En muchos autobuses podía leerse en un cartelito “prohibido hablar con el conductor”. La primera vez que ví dicha prevención no acerté a desentrañar su significado. ¿Qué tenía de malo saludar a aquel chófer tan recio?. Era un hombre curtido. Abrazaba el volante con ambas manos con una firmeza vigorosa mientras de su boca humeaba un farias envuelto en papel de fumar y agujereado por un palillo.
No se le podía hablar. ¿Por qué?. ¿Acaso era un malencarado?. ¿No entendería el idioma? ¿no le gustaría relacionarse con el pasaje?.
Por entonces, en los autobuses había dos personas que controlaban el transporte. En la puerta trasera, sentado en la última butaca, un señor con uniforme te daba el billete. Era una papelina fina en la que ponía el precio y el trayecto. Unos mojaban sus dedos en una goma impregnada con agua y separaban el papel. Otros, los más castizos, se llevaban la yema del dedo a la boca y te dejaban una porción de su adn en el billete.
Aquellos autobuses – los conocí de dos pisos- no eran como los de ahora. Tampoco los conductores. Entonces los chóferes comían el bocadillo en plena marcha y cuando cambiaban de velocidad el vehículo se zarandeaba con ritmo. Había que estar prevenido, porque, a la mínima, perdías el equilibrio. Pero al chófer no se le podía decir nada. Estaba prohibido y aquel cartel situado junto al espejo te lo recordaba.
Debía haber salvedades, ya que en más de una ocasión me encontré que el chófer mantenía una alegre conversación con un viajero que se situaba a su lado. “Es un compañero” –me susurró un vecino de asiento-. Claro, entre chóferes se podían hablar. La prohibición era para quienes no éramos conductores.
Más tarde me dijeron que aquello de “no hablar” era para no distraer al autobusero. Tenía que ir concentrado, por la seguridad de todos, y ya se sabe, la seguridad siempre es lo primero.
Hoy ya no hay chóferes que fumen en el autobús. Ni hay cobradores ni papelinas semitransparentes. Hoy, el transporte público ha ganado en comodidad, en modernidad y en seguridad. Y también en profesionalidad de los /as conductores/as.
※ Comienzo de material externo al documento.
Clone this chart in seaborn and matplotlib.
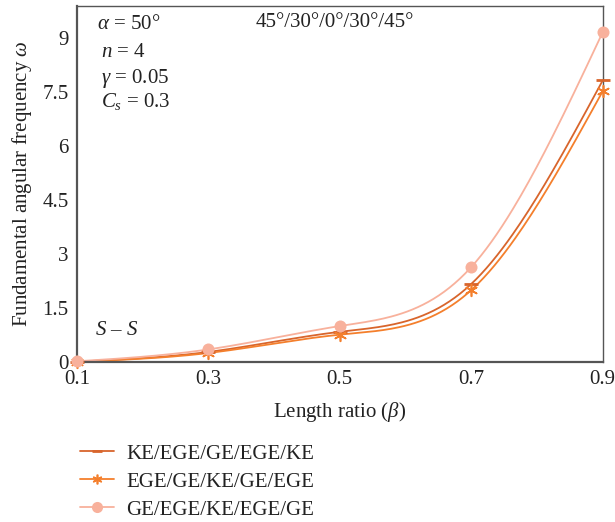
import numpy as np
import pandas as pd
import matplotlib
matplotlib.use("Agg")
import matplotlib.pyplot as plt
import seaborn as sns
from matplotlib.lines import Line2D

# data
beta = [0.1, 0.3, 0.5, 0.7, 0.9]
ke_ege = [0.01, 0.28, 0.84, 2.17, 7.83]
ege_ge = [0.01, 0.25, 0.76, 2.0, 7.53]
ge_ege = [0.02, 0.35, 1.0, 2.64, 9.17]
names = ["KE/EGE/GE/EGE/KE", "EGE/GE/KE/GE/EGE", "GE/EGE/KE/EGE/GE"]
colors = ["#d8652c", "#f47f2c", "#f8b19c"]
markers = ["_", (6, 2, 0), "o"]
msizes = [90, 70, 75]
medge = [2.0, 1.2, 0]

yticks = [0, 1.5, 3, 4.5, 6, 7.5, 9]
ytick_labels = ["0", "1.5", "3", "4.5", "6", "7.5", "9"]

df = pd.DataFrame({"beta": beta * 3,
                   "omega": ke_ege + ege_ge + ge_ege,
                   "case": sum([[n] * len(beta) for n in names], [])})


def natural_spline(x, y, num=200):
    # natural cubic spline for the smooth connecting curve
    x = np.asarray(x, float); y = np.asarray(y, float)
    n = len(x)
    h = np.diff(x)
    A = np.zeros((n, n)); r = np.zeros(n)
    A[0, 0] = A[-1, -1] = 1
    for i in range(1, n - 1):
        A[i, i - 1] = h[i - 1]; A[i, i] = 2 * (h[i - 1] + h[i]); A[i, i + 1] = h[i]
        r[i] = 6 * ((y[i + 1] - y[i]) / h[i] - (y[i] - y[i - 1]) / h[i - 1])
    M = np.linalg.solve(A, r)
    xs = np.linspace(x[0], x[-1], num)
    idx = np.clip(np.searchsorted(x, xs) - 1, 0, n - 2)
    t0 = x[idx + 1] - xs; t1 = xs - x[idx]; hh = h[idx]
    ys = (M[idx] * t0 ** 3 + M[idx + 1] * t1 ** 3) / (6 * hh) \
        + (y[idx] / hh - M[idx] * hh / 6) * t0 + (y[idx + 1] / hh - M[idx + 1] * hh / 6) * t1
    return xs, ys


sns.set_style("white")
plt.rcParams["font.family"] = ["Liberation Serif", "DejaVu Serif"]
plt.rcParams["mathtext.fontset"] = "custom"
plt.rcParams["mathtext.rm"] = "Liberation Serif"
plt.rcParams["mathtext.it"] = "Liberation Serif:italic"

fig = plt.figure(figsize=(6.15, 5.22), dpi=100)
ax = fig.add_axes([0.125, 0.3065, 0.855, 0.682])

for name, c, m, s, ew in zip(names, colors, markers, msizes, medge):
    sub = df[df["case"] == name]
    xs, ys = natural_spline(sub["beta"], sub["omega"])
    ax.plot(xs, ys, color=c, lw=1.3, zorder=2)
    sns.scatterplot(data=sub, x="beta", y="omega", ax=ax, color=c, marker=m,
                    s=s, linewidth=ew, edgecolor=c, zorder=3,
                    legend=False, clip_on=False)

ax.set_xlim(0.1, 0.9)
ax.set_ylim(0, 9.9)
ax.set_xticks(beta)
ax.set_xticklabels(["0.1", "0.3", "0.5", "0.7", "0.9"])
ax.set_yticks(yticks)
ax.set_yticklabels(ytick_labels)
ax.tick_params(labelsize=15, length=0, pad=6, colors="#222222")
for side in ["left", "bottom"]:
    ax.spines[side].set_color("#555555"); ax.spines[side].set_linewidth(1.6)
for side in ["top", "right"]:
    ax.spines[side].set_color("#555555"); ax.spines[side].set_linewidth(1.0)

ax.set_xlabel(r"Length ratio ($\beta$)", fontsize=15, labelpad=8, color="#222222")
ax.set_ylabel(r"Fundamental angular frequency $\omega$", fontsize=15, labelpad=6,
              color="#222222")

txt = dict(fontsize=15, color="#222222", transform=ax.transAxes)
ax.text(0.038, 0.935, r"$\alpha$ = 50°", **txt)
ax.text(0.045, 0.858, r"$n$ = 4", **txt)
ax.text(0.045, 0.785, r"$\gamma$ = 0.05", **txt)
ax.text(0.045, 0.715, r"$C_s$ = 0.3", **txt)
ax.text(0.49, 0.94, "45°/30°/0°/30°/45°", ha="center", **txt)
ax.text(0.035, 0.075, r"$S$ – $S$", **txt)

handles = [Line2D([0], [0], color=c, lw=1.3, marker=m, markersize=ms,
                  markeredgewidth=ew, markeredgecolor=c)
           for c, m, ms, ew in zip(colors, markers, [7, 7, 8], medge)]
fig.legend(handles, names, loc="upper left", bbox_to_anchor=(0.1, 0.185),
           frameon=False, fontsize=15, handlelength=1.6, handletextpad=0.6,
           labelspacing=0.4, labelcolor="#222222")

fig.savefig("out.png", dpi=100)
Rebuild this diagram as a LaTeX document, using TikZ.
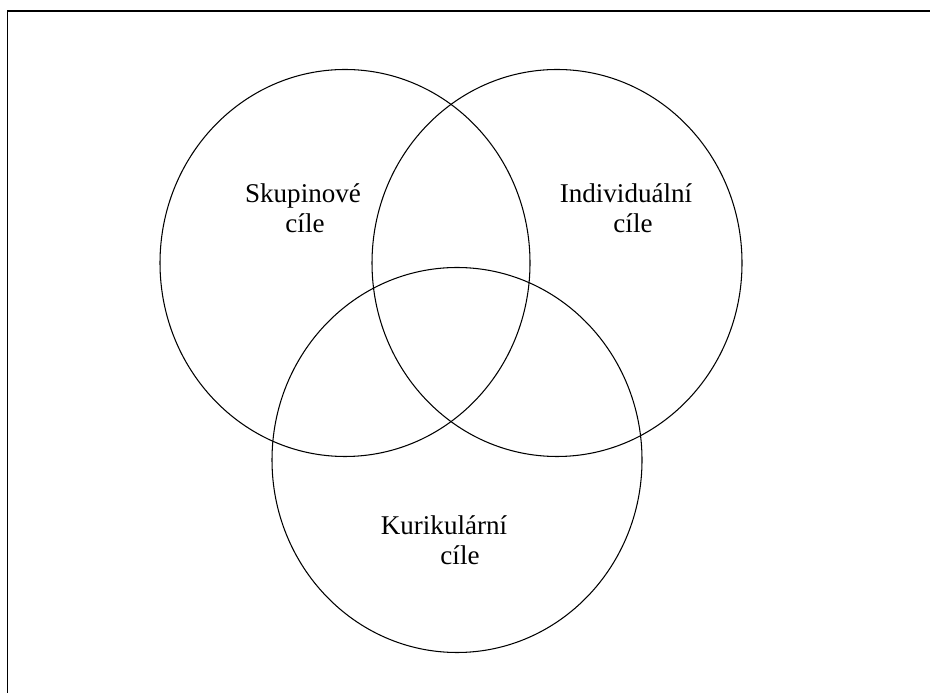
\documentclass[tikz,border=0pt]{standalone}
\usepackage{fontspec}
\setmainfont{Liberation Serif}
\begin{document}
\begin{tikzpicture}[lbl/.style={anchor=base,inner sep=0pt,font=\fontsize{15.4}{17}\selectfont}]
\useasboundingbox (0,0) rectangle (18.6,13.86);
\coordinate (tl) at (0.15,13.64);
\coordinate (tr) at (18.6,13.64);
\coordinate (bl) at (0.15,0);
\draw[line width=1.1pt] (tr) -- (tl) -- (bl);
\draw[line width=0.6pt] (6.9,8.6) ellipse (3.7 and 3.87);
\draw[line width=0.6pt] (11.14,8.6) ellipse (3.7 and 3.87);
\draw[line width=0.6pt] (9.14,4.66) ellipse (3.7 and 3.85);
\node[lbl] (s1) at (6.06,9.8) {Skupinové};
\node[lbl] (s2) at (6.1,9.2) {cíle};
\node[lbl] (i1) at (12.52,9.8) {Individuální};
\node[lbl] (i2) at (12.66,9.2) {cíle};
\node[lbl] (k1) at (8.88,3.16) {Kurikulární};
\node[lbl] (k2) at (9.2,2.56) {cíle};
\end{tikzpicture}
\end{document}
Sin embargo hay quien añora tiempos pasados y vuelve a la prohibición de hablar. No hablar ya a los conductores, sino impedir que éstos hablen de su trabajo dentro y fuera de él. Es como una ley del silencio obligada.
Parece mentira pero no. El Consejero Delegado del Metro Bilbao, Iñaki Prego ha propuesto la inclusión de una cláusula de confidencialidad en los contratos de los empleados que les impedirá hablar públicamente del suburbano. De no cumplirse este mutismo contractual, las sanciones previstas pudieran llegar al despido de los operarios.
Es decir, que además de ser profesionales del transporte, los trabajadores del Metro deberán hacer un voto de silencio. Sólo les falta los de castidad y de pobreza.
La medida adoptada por los responsables (mejor sería denominarles irresponsables) de Metro Bilbao se suma a las iniciativas desconcertantes que están sumiendo al ferrocarril metropolitano en una zozobra de la que no levanta cabeza. Paros, averías, retrasos, controversia, suciedad, desinformación… se suceden en los últimos meses. Y todo ello adobado con contrataciones inusuales, con estudios y más estudios externos, con publicidad, autobombo. Como en la aventuras de Asterix, “se habrán vuelto locos estos romanos?”.. Vaya usted a saber.
Es, según de dice un amigo guipuzcoano, el “estilo Gasco”, ese viceconsejero de transportes que, descabezado Odón Elorza, opta a la alcaldía donostiarra. La propuesta de Gasco, décimo en la lista socialista donostiarra, hará que dos candidatos que le precedían renuncien a su acta municipal. Sin comerlo ni beberlo, dos saltos y candidato a la alcaldía. De oca a oca y tiro por que me toca. Eso es tener proyección.
Prepárense los donostiarras. Si Gasco accede a la alcaldía quizá su primera medida sea, como en el Metro Bilbao, prohibir hablar de política en la ciudad. En boca cerrada no entran moscas. ¿Será ésta también una conquista del “cambio”?